Rows from a dataset of charts and code
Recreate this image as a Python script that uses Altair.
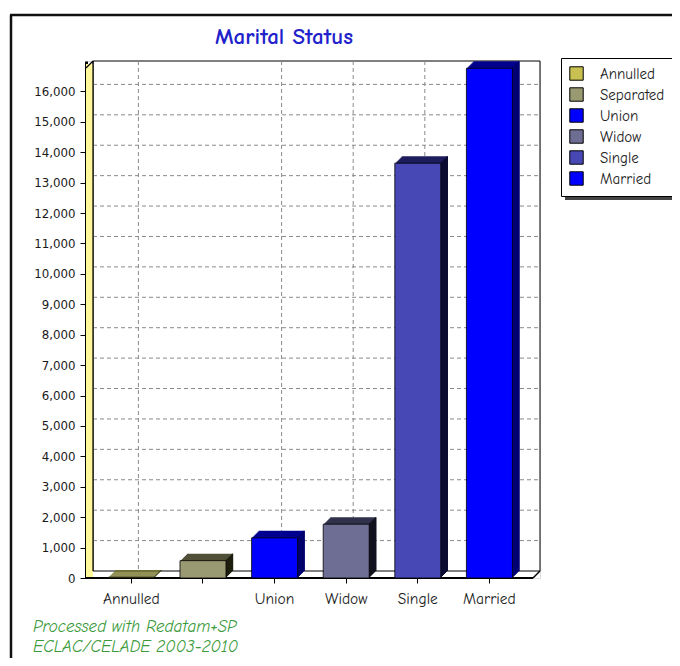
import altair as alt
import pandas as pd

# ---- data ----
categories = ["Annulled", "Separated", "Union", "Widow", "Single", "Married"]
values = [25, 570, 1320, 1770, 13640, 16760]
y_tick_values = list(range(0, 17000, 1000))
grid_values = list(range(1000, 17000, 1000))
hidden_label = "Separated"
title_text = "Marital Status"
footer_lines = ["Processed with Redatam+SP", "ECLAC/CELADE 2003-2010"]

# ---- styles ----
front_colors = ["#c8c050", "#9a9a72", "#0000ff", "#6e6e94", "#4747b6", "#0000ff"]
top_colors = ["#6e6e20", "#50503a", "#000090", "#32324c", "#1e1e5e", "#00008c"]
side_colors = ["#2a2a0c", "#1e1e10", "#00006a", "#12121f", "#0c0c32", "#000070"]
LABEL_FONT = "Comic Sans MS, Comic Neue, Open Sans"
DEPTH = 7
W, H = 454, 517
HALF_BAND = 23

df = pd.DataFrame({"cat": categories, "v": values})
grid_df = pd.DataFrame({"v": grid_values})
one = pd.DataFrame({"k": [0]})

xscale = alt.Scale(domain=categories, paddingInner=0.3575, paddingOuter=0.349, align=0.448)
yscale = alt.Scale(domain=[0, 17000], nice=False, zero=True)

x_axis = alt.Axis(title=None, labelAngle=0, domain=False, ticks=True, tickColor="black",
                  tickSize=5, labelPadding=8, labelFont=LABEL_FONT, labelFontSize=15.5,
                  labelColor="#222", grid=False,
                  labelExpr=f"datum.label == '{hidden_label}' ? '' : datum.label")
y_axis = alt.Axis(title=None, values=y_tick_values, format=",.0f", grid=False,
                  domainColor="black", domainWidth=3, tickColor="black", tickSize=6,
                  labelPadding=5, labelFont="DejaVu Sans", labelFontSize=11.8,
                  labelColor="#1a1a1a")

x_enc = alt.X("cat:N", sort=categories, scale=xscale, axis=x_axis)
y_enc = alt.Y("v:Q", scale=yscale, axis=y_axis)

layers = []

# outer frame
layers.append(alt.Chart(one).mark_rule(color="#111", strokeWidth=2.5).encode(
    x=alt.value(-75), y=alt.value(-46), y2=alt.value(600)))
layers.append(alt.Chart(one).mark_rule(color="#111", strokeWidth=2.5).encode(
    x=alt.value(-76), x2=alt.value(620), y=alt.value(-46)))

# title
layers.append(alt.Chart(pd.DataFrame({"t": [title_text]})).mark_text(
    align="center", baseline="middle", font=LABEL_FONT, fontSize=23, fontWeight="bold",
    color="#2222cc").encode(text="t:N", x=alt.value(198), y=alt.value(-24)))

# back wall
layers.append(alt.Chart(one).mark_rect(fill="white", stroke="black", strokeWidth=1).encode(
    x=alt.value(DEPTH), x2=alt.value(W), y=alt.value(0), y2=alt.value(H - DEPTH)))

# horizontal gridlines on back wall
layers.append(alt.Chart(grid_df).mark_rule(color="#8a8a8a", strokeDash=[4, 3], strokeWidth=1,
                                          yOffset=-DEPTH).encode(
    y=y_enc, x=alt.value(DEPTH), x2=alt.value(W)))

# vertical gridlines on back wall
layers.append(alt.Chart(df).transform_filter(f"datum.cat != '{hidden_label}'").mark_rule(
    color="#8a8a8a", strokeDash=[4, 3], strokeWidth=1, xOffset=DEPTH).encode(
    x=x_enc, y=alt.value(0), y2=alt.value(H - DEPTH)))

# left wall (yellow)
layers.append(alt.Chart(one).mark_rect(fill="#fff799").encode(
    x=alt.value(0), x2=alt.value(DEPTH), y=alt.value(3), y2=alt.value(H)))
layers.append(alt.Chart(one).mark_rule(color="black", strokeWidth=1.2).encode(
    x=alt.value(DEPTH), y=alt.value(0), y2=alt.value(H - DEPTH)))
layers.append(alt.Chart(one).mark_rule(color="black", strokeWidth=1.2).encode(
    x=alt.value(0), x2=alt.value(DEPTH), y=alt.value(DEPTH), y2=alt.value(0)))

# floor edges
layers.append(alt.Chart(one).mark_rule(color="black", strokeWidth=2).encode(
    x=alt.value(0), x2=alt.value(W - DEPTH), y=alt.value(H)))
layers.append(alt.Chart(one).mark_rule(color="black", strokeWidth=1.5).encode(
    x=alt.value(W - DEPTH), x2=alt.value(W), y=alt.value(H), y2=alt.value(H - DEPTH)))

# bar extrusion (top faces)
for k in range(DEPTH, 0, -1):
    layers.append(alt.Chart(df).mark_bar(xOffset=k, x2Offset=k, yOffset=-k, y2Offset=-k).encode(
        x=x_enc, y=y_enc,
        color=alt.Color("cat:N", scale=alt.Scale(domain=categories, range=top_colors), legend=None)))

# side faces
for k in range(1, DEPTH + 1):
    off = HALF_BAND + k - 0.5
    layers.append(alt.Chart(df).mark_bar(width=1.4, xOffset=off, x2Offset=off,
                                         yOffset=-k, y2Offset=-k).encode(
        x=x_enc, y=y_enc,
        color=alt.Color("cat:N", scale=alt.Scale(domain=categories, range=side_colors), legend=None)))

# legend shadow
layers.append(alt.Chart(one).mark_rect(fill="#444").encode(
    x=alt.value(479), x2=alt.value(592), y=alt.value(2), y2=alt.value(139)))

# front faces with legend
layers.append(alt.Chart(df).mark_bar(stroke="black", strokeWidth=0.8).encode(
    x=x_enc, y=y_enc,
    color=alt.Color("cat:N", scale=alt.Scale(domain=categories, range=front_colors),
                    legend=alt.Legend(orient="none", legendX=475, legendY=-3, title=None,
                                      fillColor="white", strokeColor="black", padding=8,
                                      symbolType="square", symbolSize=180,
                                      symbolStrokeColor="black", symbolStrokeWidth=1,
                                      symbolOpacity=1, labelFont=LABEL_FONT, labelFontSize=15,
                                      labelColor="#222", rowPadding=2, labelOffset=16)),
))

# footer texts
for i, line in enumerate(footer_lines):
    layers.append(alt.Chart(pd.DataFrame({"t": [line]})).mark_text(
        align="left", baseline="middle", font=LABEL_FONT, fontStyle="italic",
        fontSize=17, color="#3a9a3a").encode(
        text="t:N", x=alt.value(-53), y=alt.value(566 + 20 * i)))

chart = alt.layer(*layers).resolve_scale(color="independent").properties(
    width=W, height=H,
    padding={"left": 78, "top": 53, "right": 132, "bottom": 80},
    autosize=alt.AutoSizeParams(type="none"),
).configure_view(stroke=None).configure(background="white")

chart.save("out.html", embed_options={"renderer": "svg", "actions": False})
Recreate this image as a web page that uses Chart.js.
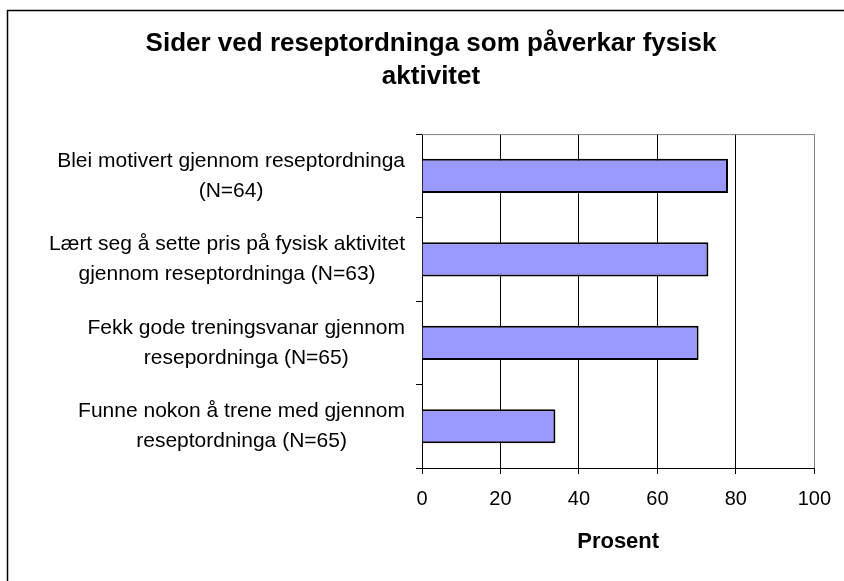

Set task -
Transcribe the opening line of the listing above, please, and every line after it through the line with "yscale = alt.Scale(domain=[0, 17000], nice=False, zero=True)", word for word, without pictures.

The response -
Recreate this image as a Python script that uses Altair.
import altair as alt
import pandas as pd

# ---- data ----
categories = ["Annulled", "Separated", "Union", "Widow", "Single", "Married"]
values = [25, 570, 1320, 1770, 13640, 16760]
y_tick_values = list(range(0, 17000, 1000))
grid_values = list(range(1000, 17000, 1000))
hidden_label = "Separated"
title_text = "Marital Status"
footer_lines = ["Processed with Redatam+SP", "ECLAC/CELADE 2003-2010"]

# ---- styles ----
front_colors = ["#c8c050", "#9a9a72", "#0000ff", "#6e6e94", "#4747b6", "#0000ff"]
top_colors = ["#6e6e20", "#50503a", "#000090", "#32324c", "#1e1e5e", "#00008c"]
side_colors = ["#2a2a0c", "#1e1e10", "#00006a", "#12121f", "#0c0c32", "#000070"]
LABEL_FONT = "Comic Sans MS, Comic Neue, Open Sans"
DEPTH = 7
W, H = 454, 517
HALF_BAND = 23

df = pd.DataFrame({"cat": categories, "v": values})
grid_df = pd.DataFrame({"v": grid_values})
one = pd.DataFrame({"k": [0]})

xscale = alt.Scale(domain=categories, paddingInner=0.3575, paddingOuter=0.349, align=0.448)
yscale = alt.Scale(domain=[0, 17000], nice=False, zero=True)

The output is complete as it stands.